Été 2023 : Au creux d’un jour d’été, Abbaye de Léhon, Dinan.


Pendant trois mois, cinq artistes plasticiens et plasticiennes investissent la petite gloriette de l’abbaye de Léhon avec une installation-environnement plongant le public dans un concentré estival. Les œuvres, pensées pour le bâtiment, font appel aux sens des visiteurs et visiteuses. Chacune relève d’une sensation, d’un souvenir de cette saison expérimentée par les artistes et rejouée via différents médiums recueillis, transformés, cuits ou oubliés. 

Posée sur le sol de la gloriette, la Flaque est une invitation à laisser la trace de son passage. À travers cette pièce participative sur laquelle le public peut marcher pieds-nus, l’artiste Cassandre Kuczyk capture le temps et le transforme en une matière concrète. L’argile humide installée en début d’exposition devient le témoin discret et silencieux des mouvements humains et environnementaux qui traversent la Gloriette. D’abord molle et malléable, puis dure, friable et poussiéreuse, cette installation sensorielle nous incite à porter une attention particulière à nos corps et déplacements dans l’espace. 

En relevant le regard de quelques centimètres, la proposition délicate de Laura Rossi dévoile des coquilles d’œufs limées. Sans aucune intervention humaine, la membrane intérieure des œufs sèche et se tend délicatement aux parois de la coquille. Évoquant le coquillage que l’on porte à l’oreille pour entendre la mer mais également le rebut de cuisine, cette collection d’emblée si simple nous invite à faire attention aux propriétés sensibles des matériaux issus du vivant. Disposée à hauteur de main, cette collection n’est cependant pas faite pour être manipulée mais pour être regardée de près. Par son geste, Laura Rossi évoque ainsi une intériorité sensible présente partout, seulement si nous prenons le temps de l’observer. 

Alma Oskouei profite de  l’environnement humide de la gloriette pour suspendre deux sacs de jute en pleine gestation. Enfouies dans le terreau, des pommes de terre, des  graines de lin, de cresson et d’autres essences vivent un cycle de vie accéléré, contraint, limité.

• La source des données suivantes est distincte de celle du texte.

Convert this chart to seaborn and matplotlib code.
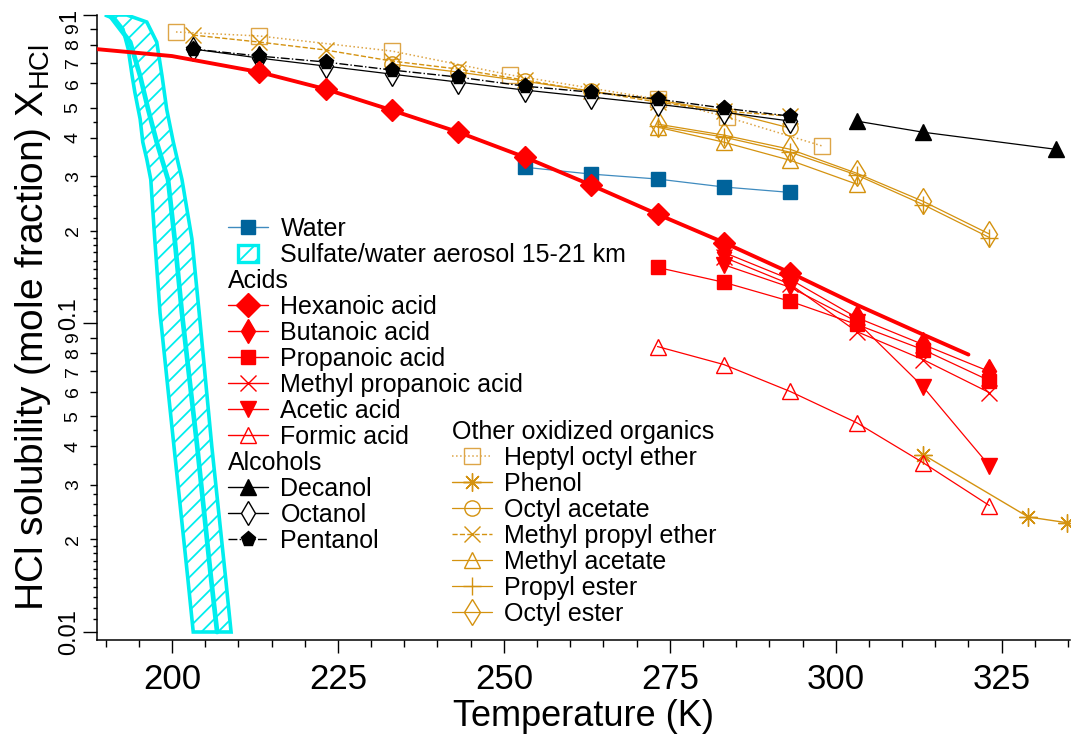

Les oyas, réserves d’eau composées de céramiques poreuses et insérées dans les sacs, alimentent ces plantes qui naissent dans un environnement favorable mais qui se dirigent, petit à petit, vers une fin attendue, sèche. Pendant vivant de la Flaque, les feuilles, parties visibles des plantes, nous donnent à voir le temps qui passe selon deux temporalités : un premier sac commence son cycle de vie le jour de l’ouverture de l’exposition, tandis que le deuxième l’a commencé bien plus tôt. 

Dans une proposition complémentaire, Mathilde Vaillant et Armand Litou habillent la charpente de la gloriette d’une guirlande inaccessible, rejouant ainsi la pratique ancestrale des bouquets de fleurs séchées. Si l’on a toutes et tous en souvenir la présence de ces compositions dans les décorations intérieures familiales, Armand Litou nous propose d’assister à l’étape d’avant. Ici, l’expérience esthétique existe sur le plan visuel mais surtout dans la dimension olfactive de la pièce ; elle articule projection et souvenir. Odeur de pré fauché à l’issue incertaine, ces fleurs invitent à lever le nez et à éprouver l’environnement en action. 

Enfin, Mathilde Vaillant a façonné une collection de pièces en porcelaine spécifiquement pour la charpente de la Gloriette. Partant de la forme en spirale des isolants de piquets de clôtures agricoles, elle détourne cet élément en plastique, produit industriellement, en une multitude de courbes entrelacées. Si la hauteur de leur emplacement rend leur présence discrète dans l’espace, la porcelaine blanche, émaillée, précieuse, contraste avec leur dimension utilitaire, soulignée à nouveau par le fil de fer rouillé qui parcourt la charpente. Convaincue de la richesse créée quand la création plastique contemporaine s’acoquine avec des objets utilitaires, l’artiste présente cette série à cheval entre clôture et fil à linge, entre pâture et intérieur, entre art et agriculture.